The first time I read this story, I only realised half way through that I was holding my breath, so worried was I that it would lose its momentum. It didn’t. From the very start we find that the Ida of the title has “broad shoulders. One is three meters long, the other, stretches sixty two miles.” Once worshipped as a goddess, she’s now a tourist attraction, Bird Island. But in the middle of the story there’s this glorious line: “If she doesn’t move, no-one will know she is breaking down.” Oh yes, something’s going to happen… 

First published in Atticus Review, Nov 2017, where it was Flash Fiction Contest Runner-up

‘Collective Nouns for Humans in the Wild’ by Kathy Fish

Collective nouns are famously beautiful, almost poetic, but Kathy Fish’s extraordinary list of collective nouns takes it to another level. She begins almost playfully – “A group of toddlers, a jubilance (see also: a bewailing)” – before pitching us straight into our worse nightmares. It’s current, shattering and urgent. And all in less than a page. 

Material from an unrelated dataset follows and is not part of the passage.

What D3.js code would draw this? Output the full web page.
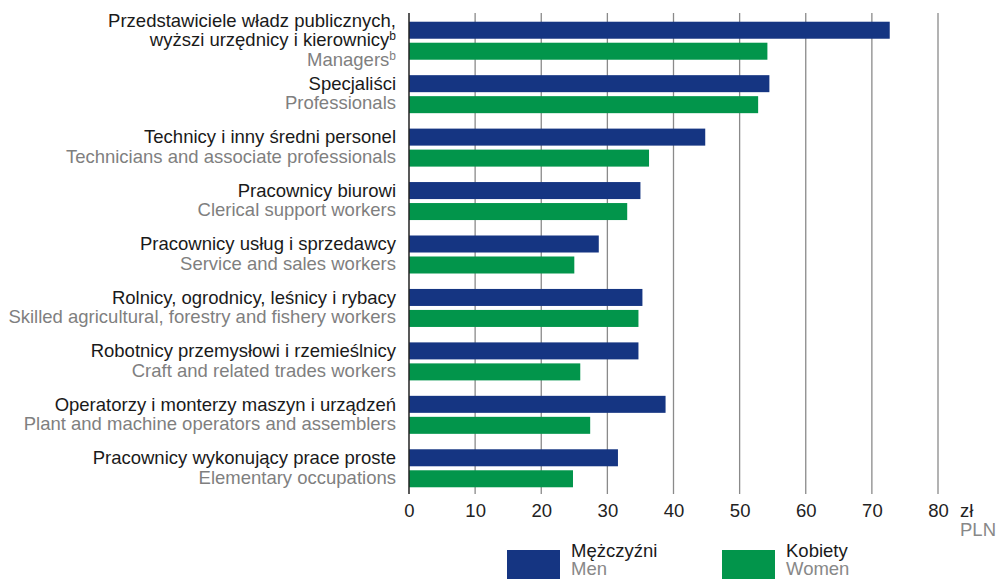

First published in the Jellyfish Review

‘A Story Told to me by a Friend’ by Lydia Davis

I marvel at everything Lydia Davis writes, and this one is typical in that it is as much about what it doesn’t say as anything we read directly. Take the first line: “A friend of mine told me a sad story the other day about a neighbour of hers.” Her characters don’t even need to make the story their own for us to be intrigued, and of course, this distance becomes an important part of the story as we read on. Glorious. And heartbreaking. 

First published in Five Dials

‘Nature’ by Cheryl Pappas

An old woman freezes in a sewing factory, and the boss takes her to unthaw before sending her back to work. So far, so good, but of course there’s so much else going on, and every reading tells another story. I picked this one because the writing shows how everything matters: the rhythm of the sentences, the choice of verbs, and even the title can point us in many different and possible directions. Glorious.

First published in Smokelong, October 2017

‘Thirteen Writing Prompts’ by Dan Wiencek

I don’t think I’ve laughed at a piece of prose as much as this one. Several years on, and I keep going back to laugh so more. I’m not sure if it’s actually a story, but I do love how McSweeneys have taken it even further by publishing actual stories based on these prompts. It’s all genius – even if, as a creative writing tutor, I feel both seen and mocked. 

First published in McSweeneys, May 2006

‘Professor2’ by Szilvia Molnar

God, I love this story. It’s everything I long for in a very short story – heart, cleverness and that killer ending. But it’s mostly for the craft I appreciate it. The use of anaphora feels like a prayer, once once once, and then the almost but oh so not quite repetition in the last sentence. And now this review is nearly as long as the original piece. 

First published in twoseriousladies.org

‘Get Gone’ by Tania Hershman

Choosing these stories has made me realise how much I value writing that is crafted to such a high level that the reader doesn’t realise the tricks involved. That’s what happened with this story for me. I read it, appreciating the power and language before I realised that every sentence began with the same letter, G. Clever. And the g-g-g-g sounds give it a roughness too. Pure poetry. 

First published in Reflex Fiction, June 2020

‘SIGH’, by Michael Martone

Or as it’s subtitled, EXCERPT FROM THE COLLECTED WRITINGS OF ART SMITH, THE BIRD BOY OF FORT WAYNE, INDIANA. This is a beautiful act of flight, and childhood dreaming. Art Smith, born in 1926 was one of the pioneers of skywriting – it’s amazing what you learn from fiction, or do you? I’m still wondering if even the Wikipedia entry isn’t a clever part of the story. I wouldn’t put it past Michael Martone.